Vatican: La révélation sur les abus sexuels dont sont victimes des religieuses fait des vagues
Kansas City/Rome/Washington, 28 mars 2001 (APIC) Le scandale des abus sexuels de la part de prêtres dont sont victimes des religieuses dans de nombreux pays du monde – en particulier en Afrique – fait des vagues. Certes, «le problème était déjà connu», a déclaré la semaine dernière Joaquin Navarro-Valls, porte-parole du Saint-Siège. Qui a précisé que ce problème est restreint à une aire géographique délimitée. Il y a sept ans, l’œuvre d’entraide catholique CAFOD tirait déjà la sonnette d’alarme. Entre-temps, des congrégations religieuses ont édicté des règles de comportement pour éviter des situations qui peuvent devenir tragiques.
C’est l’hebdomadaire catholique indépendant basé à Kansas City, «The National Catholic Reporter», qui a révélé ce scandale – le journal parle de cas de viols, et dans quelques cas extrêmes de religieuses enceintes contraintes à avorter – en publiant la substance de plusieurs rapports internes rédigés ces dernières années par des responsables de congrégations religieuses féminines et par un prêtre américain. Selon ces rapports confidentiels, dont le plus vieux circule depuis sept ans – d’autres étant plus récents -, des membres du clergé profitent de leur autorité spirituelle et de leur pouvoir financier pour obtenir des faveurs sexuelles de la part de religieuses.

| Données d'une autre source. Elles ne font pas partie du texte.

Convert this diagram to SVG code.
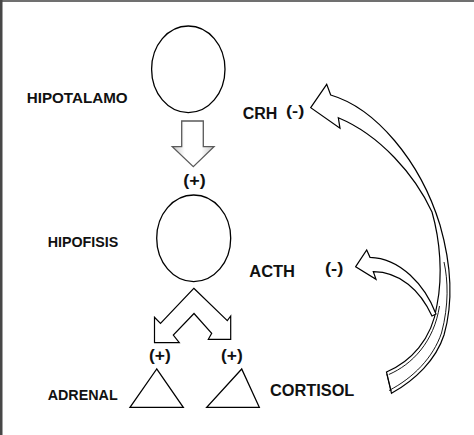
<svg xmlns="http://www.w3.org/2000/svg" width="474" height="435" viewBox="0 0 474 435">
<defs>
<linearGradient id="gShade" x1="0" y1="0" x2="1" y2="0">
<stop offset="0" stop-color="#c4c4c4"/>
<stop offset="0.3" stop-color="#ffffff"/>
<stop offset="0.7" stop-color="#ffffff"/>
<stop offset="1" stop-color="#c4c4c4"/>
</linearGradient>
</defs>
<style>
.lbl{font-family:"Liberation Sans",Arial,sans-serif;font-weight:bold;fill:#111;}
.shape{fill:#fff;stroke:#000;stroke-width:1.3;}
.arr{fill:#fff;stroke:#000;stroke-width:1.2;stroke-linejoin:miter;}
.dbl{fill:none;stroke:#000;stroke-width:0.9;}
</style>
<rect x="0" y="0" width="474" height="435" fill="#fff"/>
<rect x="0" y="0" width="474" height="2" fill="#707070"/>
<rect x="0" y="0" width="2.5" height="435" fill="#474747"/>

<g id="hipotalamo">
<ellipse class="shape" cx="188.3" cy="69.3" rx="36.7" ry="43.3"/>
<text class="lbl" x="26.7" y="102.7" font-size="15" textLength="101" lengthAdjust="spacingAndGlyphs">HIPOTALAMO</text>
</g>
<g id="hipofisis">
<ellipse class="shape" cx="193.7" cy="238.3" rx="37" ry="43.3"/>
<text class="lbl" x="47.7" y="247.3" font-size="14.5" textLength="70.6" lengthAdjust="spacingAndGlyphs">HIPOFISIS</text>
</g>
<g id="adrenal">
<polygon class="shape" points="156.7,369 130,407.3 183.3,407.3"/>
<polygon class="shape" points="241.7,369 206.7,407.3 259.3,407.3"/>
<text class="lbl" x="47.7" y="400" font-size="14.5" textLength="70" lengthAdjust="spacingAndGlyphs">ADRENAL</text>
</g>
<g id="labels">
<text class="lbl" x="242.7" y="119.3" font-size="16" textLength="34.6" lengthAdjust="spacingAndGlyphs">CRH</text>
<text class="lbl" x="286" y="116.3" font-size="15.5" textLength="18.3" lengthAdjust="spacingAndGlyphs">(-)</text>
<text class="lbl" x="183.3" y="185.5" font-size="16.5" textLength="22.4" lengthAdjust="spacingAndGlyphs">(+)</text>
<text class="lbl" x="249.3" y="276.7" font-size="16" textLength="45.7" lengthAdjust="spacingAndGlyphs">ACTH</text>
<text class="lbl" x="325" y="274" font-size="16" textLength="18.3" lengthAdjust="spacingAndGlyphs">(-)</text>
<text class="lbl" x="149" y="361" font-size="16" textLength="21.7" lengthAdjust="spacingAndGlyphs">(+)</text>
<text class="lbl" x="221" y="361" font-size="16" textLength="21.7" lengthAdjust="spacingAndGlyphs">(+)</text>
<text class="lbl" x="270" y="396" font-size="16.5" textLength="84.3" lengthAdjust="spacingAndGlyphs">CORTISOL</text>
</g>

<g id="connectors">
<path d="M181.7,121 L203.3,121 L203.3,146.7 L214,146.7 L193.3,166.7 L172.3,146.7 L181.7,146.7 Z" fill="url(#gShade)" stroke="#5a5a5a" stroke-width="1.3" stroke-linejoin="miter"/>
<path class="arr" d="M193.8,288.3 L227.3,320.7 L230.7,316 L230.7,339.3 L208.3,339.3 L211.7,333.3 L194,313.5 L173.3,335 L179.3,342.7 L154.5,342.7 L154.5,317.3 L160.5,323.3 Z"/>
<path class="arr" d="M310.7,107.7 L326.7,84.3 L330.7,95 C375,108 420,160 440,225 C450,260 454,300 444,335 C436,360 415,380 391.5,393.3 L386.5,372 C410,362 432,340 437,305 C443,275 440,240 432,212 C415,175 380,135 338.3,117.7 L340,128.3 Z"/>
<path class="dbl" d="M389,390.5 C413,378 433,358 441.5,333 C449,305 448,280 444,262"/>
<path class="dbl" d="M388.8,374.5 C412,364.5 434,342 439.5,306"/>
<path class="dbl" d="M386.8,374 L391,391"/>
<path class="arr" d="M355.7,266.7 L366.7,250 L370,257.3 C400,258 425,285 436,314 L432,316 C420,290 400,272 373.3,271.7 L376,279.3 Z"/>
</g>
</svg>
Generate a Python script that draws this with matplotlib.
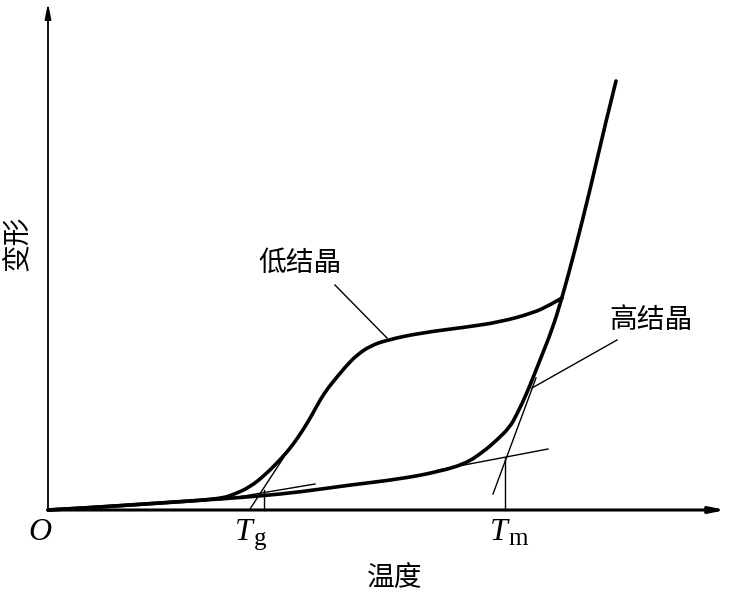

Le développement du sida en cause; l’agence catholique CAFOD alertait il y a 7 ans déjà
Ces cas sont nombreux en particulier dans les pays en voie de développement, où la culture dominante à l’égard des femmes fait que les religieuses sont conditionnées à être soumises et ainsi facilement exploitables. Les cinq rapports indiquent que c’est l’Afrique qui est le continent le plus touché par ce phénomène, notamment en raison de la pandémie du sida, les jeunes religieuses étant dans certains cas considérées comme des partenaires plus «sûres» en matière de relations sexuelles que des femmes «à risques» comme les prostituées. «Bien que le problème n’ait pas été rendu public, assure le journal américain, ces rapports ont été discutés dans des réunions à huis clos de religieuses et de religieuses et au Vatican.»
L’œuvre d’entraide CAFOD, l’agence catholique pour le développement outre-mer de l’Eglise catholique d’Angleterre et du Pays de Galles, révèle qu’elle avait déjà fait parvenir un rapport au Vatican il y a sept ans. Selon ce rapport, connu par une fuite, dans divers continents, des prêtres et des missionnaires forçaient des religieuses à avoir des rapports sexuels avec eux. Des cas sont cités dans 23 pays d’Afrique, d’Asie, d’Europe et d’Amérique du Nord et du Sud.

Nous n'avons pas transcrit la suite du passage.